SUPPLIED RECORDS:
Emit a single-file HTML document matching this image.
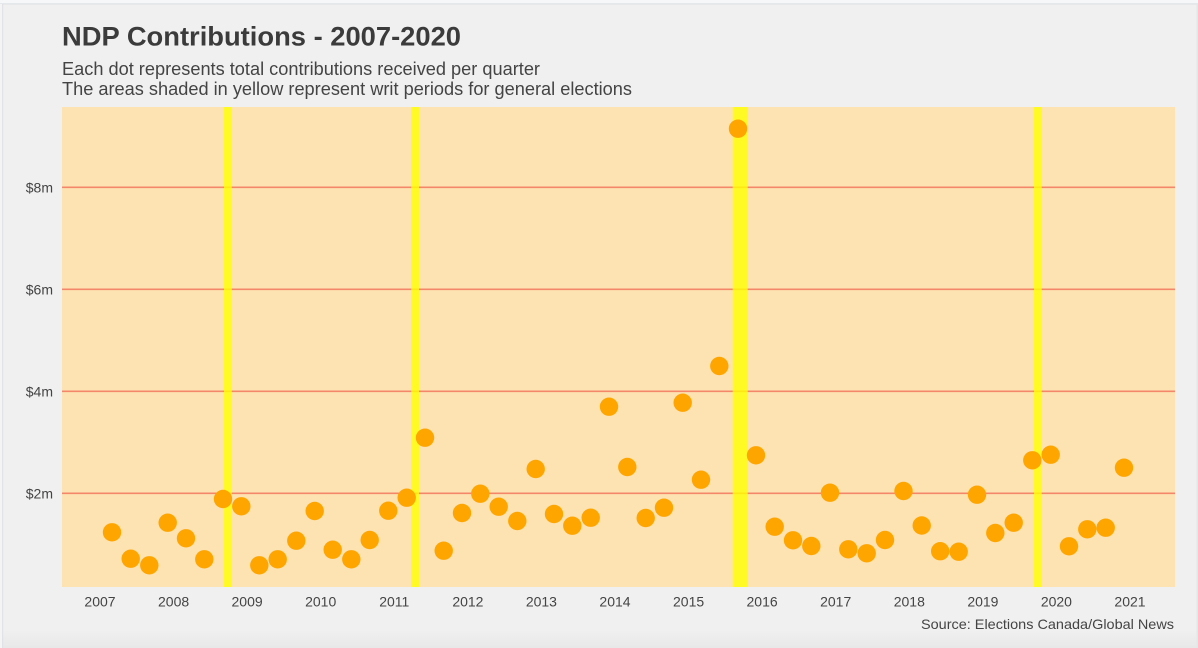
<!DOCTYPE html>
<html>
<head>
<meta charset="utf-8">
<style>
  html, body { margin: 0; padding: 0; }
  body { width: 1198px; height: 648px; overflow: hidden; background: #f0f0f0; }
  svg { display: block; }
  text { font-family: "Liberation Sans", Arial, sans-serif; }
</style>
</head>
<body>
<svg width="1198" height="648" viewBox="0 0 1198 648" xmlns="http://www.w3.org/2000/svg">
  <defs>
    <linearGradient id="bot" x1="0" y1="0" x2="0" y2="1">
      <stop offset="0" stop-color="#f0f0f0"/>
      <stop offset="1" stop-color="#e8e8e8"/>
    </linearGradient>
  </defs>
  <rect x="0" y="0" width="1198" height="648" fill="#f0f0f0"/>
  <rect x="0" y="630" width="1198" height="18" fill="url(#bot)"/>
  <rect x="0" y="0" width="1198" height="3.5" fill="#f6f7f8"/>
  <rect x="0" y="3.3" width="1198" height="1.2" fill="#dde1e4"/>
  <rect x="0" y="4" width="2.2" height="644" fill="#f4f4f4"/>
  <rect x="2.2" y="4" width="1" height="644" fill="#dde0e3"/>
  <rect x="1196.5" y="4" width="1.5" height="644" fill="#e6e6e6"/>

  <text x="62" y="45.6" font-size="26.5" font-weight="bold" fill="#3b3b3b" textLength="399" lengthAdjust="spacingAndGlyphs">NDP Contributions - 2007-2020</text>
  <text x="62" y="74.8" font-size="18.5" fill="#444" textLength="478" lengthAdjust="spacingAndGlyphs">Each dot represents total contributions received per quarter</text>
  <text x="62" y="94.8" font-size="18.5" fill="#444" textLength="570" lengthAdjust="spacingAndGlyphs">The areas shaded in yellow represent writ periods for general elections</text>

  <rect x="62" y="107" width="1113" height="480" fill="#fee3b2"/>

  <g stroke="#f4876a" stroke-width="1.6">
    <line x1="62" y1="187.3" x2="1175" y2="187.3"/>
    <line x1="62" y1="289.3" x2="1175" y2="289.3"/>
    <line x1="62" y1="391.3" x2="1175" y2="391.3"/>
    <line x1="62" y1="493.3" x2="1175" y2="493.3"/>
  </g>

  <g fill="#ffff00" fill-opacity="0.8">
    <rect x="224" y="107" width="7.8" height="480"/>
    <rect x="411.2" y="107" width="7.8" height="480"/>
    <rect x="732.7" y="107" width="15" height="480"/>
    <rect x="1034" y="107" width="7.7" height="480"/>
  </g>

  <g font-size="14" fill="#444" text-anchor="end">
    <text x="53" y="192.5">$8m</text>
    <text x="53" y="294.5">$6m</text>
    <text x="53" y="396.5">$4m</text>
    <text x="53" y="498.5">$2m</text>
  </g>

  <g font-size="14" fill="#444" text-anchor="middle">
    <text x="100" y="606.7">2007</text>
    <text x="173.6" y="606.7">2008</text>
    <text x="247.1" y="606.7">2009</text>
    <text x="320.7" y="606.7">2010</text>
    <text x="394.3" y="606.7">2011</text>
    <text x="467.9" y="606.7">2012</text>
    <text x="541.4" y="606.7">2013</text>
    <text x="615" y="606.7">2014</text>
    <text x="688.6" y="606.7">2015</text>
    <text x="762.1" y="606.7">2016</text>
    <text x="835.7" y="606.7">2017</text>
    <text x="909.3" y="606.7">2018</text>
    <text x="982.9" y="606.7">2019</text>
    <text x="1056.4" y="606.7">2020</text>
    <text x="1130" y="606.7">2021</text>
  </g>

  <g fill="#ffa500">
    <circle cx="112" cy="532.3" r="9.2"/>
    <circle cx="130.7" cy="558.7" r="9.2"/>
    <circle cx="149.3" cy="565.3" r="9.2"/>
    <circle cx="167.7" cy="522.7" r="9.2"/>
    <circle cx="186" cy="538.3" r="9.2"/>
    <circle cx="204.3" cy="559.3" r="9.2"/>
    <circle cx="223" cy="499" r="9.2"/>
    <circle cx="241.3" cy="506.3" r="9.2"/>
    <circle cx="259.3" cy="565.3" r="9.2"/>
    <circle cx="277.7" cy="559.3" r="9.2"/>
    <circle cx="296.3" cy="540.7" r="9.2"/>
    <circle cx="314.7" cy="511" r="9.2"/>
    <circle cx="332.7" cy="549.7" r="9.2"/>
    <circle cx="351.3" cy="559.3" r="9.2"/>
    <circle cx="369.7" cy="540" r="9.2"/>
    <circle cx="388.3" cy="510.7" r="9.2"/>
    <circle cx="406.7" cy="497.7" r="9.2"/>
    <circle cx="425" cy="437.7" r="9.2"/>
    <circle cx="443.7" cy="550.7" r="9.2"/>
    <circle cx="462" cy="513" r="9.2"/>
    <circle cx="480.3" cy="493.7" r="9.2"/>
    <circle cx="498.7" cy="506.7" r="9.2"/>
    <circle cx="517.3" cy="521" r="9.2"/>
    <circle cx="535.7" cy="469" r="9.2"/>
    <circle cx="554" cy="514" r="9.2"/>
    <circle cx="572.3" cy="525.7" r="9.2"/>
    <circle cx="590.7" cy="517.7" r="9.2"/>
    <circle cx="609" cy="406.7" r="9.2"/>
    <circle cx="627.3" cy="467" r="9.2"/>
    <circle cx="645.7" cy="518" r="9.2"/>
    <circle cx="664" cy="507.7" r="9.2"/>
    <circle cx="682.7" cy="402.7" r="9.2"/>
    <circle cx="701" cy="479.7" r="9.2"/>
    <circle cx="719.3" cy="366" r="9.2"/>
    <circle cx="738" cy="128.7" r="9.2"/>
    <circle cx="756" cy="455.3" r="9.2"/>
    <circle cx="774.7" cy="526.7" r="9.2"/>
    <circle cx="793" cy="540.3" r="9.2"/>
    <circle cx="811.3" cy="546" r="9.2"/>
    <circle cx="830" cy="492.7" r="9.2"/>
    <circle cx="848.3" cy="549.3" r="9.2"/>
    <circle cx="866.7" cy="553.3" r="9.2"/>
    <circle cx="885" cy="540" r="9.2"/>
    <circle cx="903.5" cy="491" r="9.2"/>
    <circle cx="921.7" cy="525.5" r="9.2"/>
    <circle cx="940.2" cy="551.2" r="9.2"/>
    <circle cx="958.7" cy="551.7" r="9.2"/>
    <circle cx="977" cy="494.7" r="9.2"/>
    <circle cx="995.3" cy="533" r="9.2"/>
    <circle cx="1013.7" cy="522.7" r="9.2"/>
    <circle cx="1032.3" cy="460.3" r="9.2"/>
    <circle cx="1050.7" cy="454.7" r="9.2"/>
    <circle cx="1069" cy="546.3" r="9.2"/>
    <circle cx="1087.3" cy="529.3" r="9.2"/>
    <circle cx="1105.7" cy="527.7" r="9.2"/>
    <circle cx="1124" cy="467.7" r="9.2"/>
  </g>

  <text x="921" y="629" font-size="14" fill="#444" textLength="253" lengthAdjust="spacingAndGlyphs">Source: Elections Canada/Global News</text>
</svg>
</body>
</html>
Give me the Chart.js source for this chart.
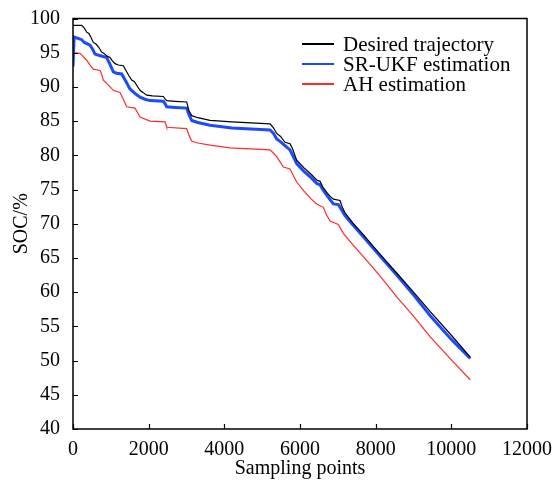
<!DOCTYPE html>
<html>
<head>
<meta charset="utf-8">
<script src="https://cdn.jsdelivr.net/npm/chart.js@4.4.1/dist/chart.umd.min.js"></script>
<style>
  html, body { margin: 0; padding: 0; background: #fff; }
  #wrap { width: 555px; height: 481px; }
</style>
</head>
<body>
<div id="wrap"><canvas id="c" width="555" height="481"></canvas></div>
<script>
// ---- Data ----
const seriesLabels = ['Desired trajectory', 'SR-UKF estimation', 'AH estimation'];

const desiredX = [0, 230, 300, 362, 420, 480, 537, 600, 680, 758, 820, 900, 978, 1040, 1110, 1200, 1330, 1400, 1470, 1551, 1620, 1700, 1771, 1850, 1947, 2100, 2388, 2440, 2476, 2700, 3005, 3060, 3137, 3300, 3621, 4200, 5207, 5300, 5384, 5480, 5604, 5736, 5800, 5912, 6100, 6300, 6441, 6529, 6600, 6706, 6800, 6882, 7058, 7120, 7190, 7400, 7674, 8000, 8300, 8556, 9000, 9437, 10000, 10500];
const desiredY = [99.0, 99.0, 98.6, 98.0, 97.8, 97.2, 96.5, 96.3, 95.8, 95.1, 94.9, 94.5, 94.3, 93.8, 93.4, 93.2, 93.1, 92.4, 91.7, 91.0, 90.8, 90.1, 89.5, 89.2, 88.8, 88.7, 88.6, 88.2, 88.0, 87.9, 87.8, 86.6, 85.8, 85.5, 85.1, 84.9, 84.6, 84.0, 83.2, 82.8, 81.9, 81.7, 81.0, 79.3, 78.2, 77.2, 76.4, 76.2, 75.4, 74.6, 74.0, 73.6, 73.4, 72.4, 71.6, 70.1, 68.4, 66.3, 64.4, 62.8, 60.0, 57.2, 53.7, 50.5];

const ukfX = [0, 30, 230, 300, 449, 520, 581, 700, 890, 960, 1066, 1150, 1287, 1400, 1507, 1650, 1771, 1900, 2035, 2388, 2440, 2476, 2700, 3005, 3060, 3137, 3300, 3621, 4200, 5207, 5300, 5384, 5480, 5648, 5736, 5912, 6100, 6300, 6441, 6529, 6600, 6706, 6800, 6882, 7014, 7100, 7190, 7400, 7674, 8000, 8300, 8556, 9000, 9437, 10000, 10500];
const ukfY = [93.0, 97.3, 96.9, 96.5, 96.1, 95.5, 94.8, 94.6, 94.3, 93.5, 92.2, 92.0, 91.9, 90.8, 89.7, 89.0, 88.5, 88.2, 88.0, 87.9, 87.5, 87.1, 87.0, 86.9, 86.0, 85.1, 84.8, 84.4, 84.0, 83.7, 83.2, 82.4, 82.0, 81.2, 80.8, 78.8, 77.7, 76.7, 75.9, 75.7, 75.0, 74.2, 73.5, 72.9, 72.8, 72.0, 71.2, 69.8, 68.1, 66.0, 64.1, 62.5, 59.6, 56.6, 53.1, 50.3];

const ahX = [0, 185, 260, 362, 450, 537, 714, 760, 802, 950, 1066, 1242, 1330, 1419, 1639, 1700, 1771, 2035, 2432, 2460, 2476, 3005, 3060, 3137, 3300, 3621, 4150, 5207, 5300, 5384, 5560, 5736, 5912, 6100, 6300, 6441, 6617, 6700, 6794, 7014, 7146, 7400, 7674, 8000, 8300, 8556, 9000, 9437, 10000, 10500];
const ahY = [95.0, 94.9, 94.5, 93.9, 93.2, 92.6, 92.4, 91.8, 91.0, 90.2, 89.5, 89.2, 88.2, 87.1, 86.9, 86.3, 85.6, 85.0, 84.9, 84.4, 84.1, 83.9, 83.0, 82.1, 81.8, 81.5, 81.1, 80.8, 80.3, 79.8, 78.3, 78.0, 76.1, 74.8, 73.6, 72.9, 72.4, 71.3, 70.4, 69.9, 68.6, 66.9, 65.2, 63.1, 61.1, 59.3, 56.5, 53.5, 50.1, 47.2];

const xTicks = [0, 2000, 4000, 6000, 8000, 10000, 12000];
const yTicks = [40, 45, 50, 55, 60, 65, 70, 75, 80, 85, 90, 95, 100];

const seriesColors = ['#000000', '#1c4bff', '#ff2a2a'];
const seriesWidths = [1.2, 3, 1.2];

const FONT = "'Liberation Serif', 'Times New Roman', serif";

function pairs(xs, ys) { return xs.map((x, i) => ({ x: x, y: ys[i] })); }

const frameAndTicks = {
  id: 'frameAndTicks',
  afterDraw(chart) {
    const ctx = chart.ctx, a = chart.chartArea;
    const xs = chart.scales.x, ys = chart.scales.y;
    ctx.save();
    ctx.strokeStyle = '#000';
    ctx.lineWidth = 1.5;
    ctx.strokeRect(a.left, a.top, a.right - a.left, a.bottom - a.top);
    ctx.lineWidth = 1.2;
    ctx.beginPath();
    xTicks.forEach(v => {
      const p = Math.round(xs.getPixelForValue(v)) + 0.5;
      ctx.moveTo(p, a.bottom); ctx.lineTo(p, a.bottom - 5);
    });
    yTicks.forEach(v => {
      const p = Math.round(ys.getPixelForValue(v)) + 0.5;
      ctx.moveTo(a.left, p); ctx.lineTo(a.left + 5, p);
    });
    ctx.stroke();
    // legend
    ctx.font = '21px ' + FONT;
    ctx.textBaseline = 'middle';
    ctx.textAlign = 'left';
    chart.data.datasets.forEach((ds, i) => {
      const y = 44 + i * 20;
      ctx.strokeStyle = ds.borderColor;
      ctx.lineWidth = 2;
      ctx.beginPath();
      ctx.moveTo(302, y); ctx.lineTo(334, y);
      ctx.stroke();
      ctx.fillStyle = '#000';
      ctx.fillText(ds.label, 343, y + 1);
    });
    ctx.restore();
  }
};

new Chart(document.getElementById('c'), {
  type: 'scatter',
  data: {
    datasets: [
      { label: seriesLabels[0], data: pairs(desiredX, desiredY) },
      { label: seriesLabels[1], data: pairs(ukfX, ukfY) },
      { label: seriesLabels[2], data: pairs(ahX, ahY) }
    ].map((d, i) => Object.assign(d, {
      showLine: true,
      borderColor: seriesColors[i],
      backgroundColor: seriesColors[i],
      borderWidth: seriesWidths[i],
      pointRadius: 0,
      tension: 0,
      fill: false,
      order: i
    }))
  },
  options: {
    responsive: false,
    animation: false,
    devicePixelRatio: 1,
    layout: { padding: { left: 0, right: 28, top: 18.5, bottom: 0 } },
    plugins: { legend: { display: false }, tooltip: { enabled: false } },
    scales: {
      x: {
        type: 'linear',
        min: 0, max: 12000,
        afterBuildTicks: s => { s.ticks = xTicks.map(v => ({ value: v })); },
        afterFit: s => { s.height = 52; },
        grid: { display: false },
        border: { display: false },
        ticks: { color: '#000', font: { family: FONT, size: 20 }, padding: 1, maxRotation: 0, autoSkip: false, callback: v => String(v) },
        title: { display: true, text: 'Sampling points', color: '#000', font: { family: FONT, size: 20 }, padding: { top: 0, bottom: 0 } }
      },
      y: {
        type: 'linear',
        min: 40, max: 100,
        afterBuildTicks: s => { s.ticks = yTicks.map(v => ({ value: v })); },
        afterFit: s => { s.width = 73; },
        grid: { display: false },
        border: { display: false },
        ticks: { color: '#000', font: { family: FONT, size: 20 }, padding: 5, autoSkip: false, callback: v => String(v) },
        title: { display: true, text: 'SOC/%', color: '#000', font: { family: FONT, size: 20 }, padding: { top: 10, bottom: 0 } }
      }
    }
  },
  plugins: [frameAndTicks]
});
</script>
</body>
</html>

AIM: Check each line of the records for the word "document", and show the lines that contain it.

ANSWER TO THIS EXERCISE:
Emit a single-file HTML document matching this image.
new Chart(document.getElementById('c'), {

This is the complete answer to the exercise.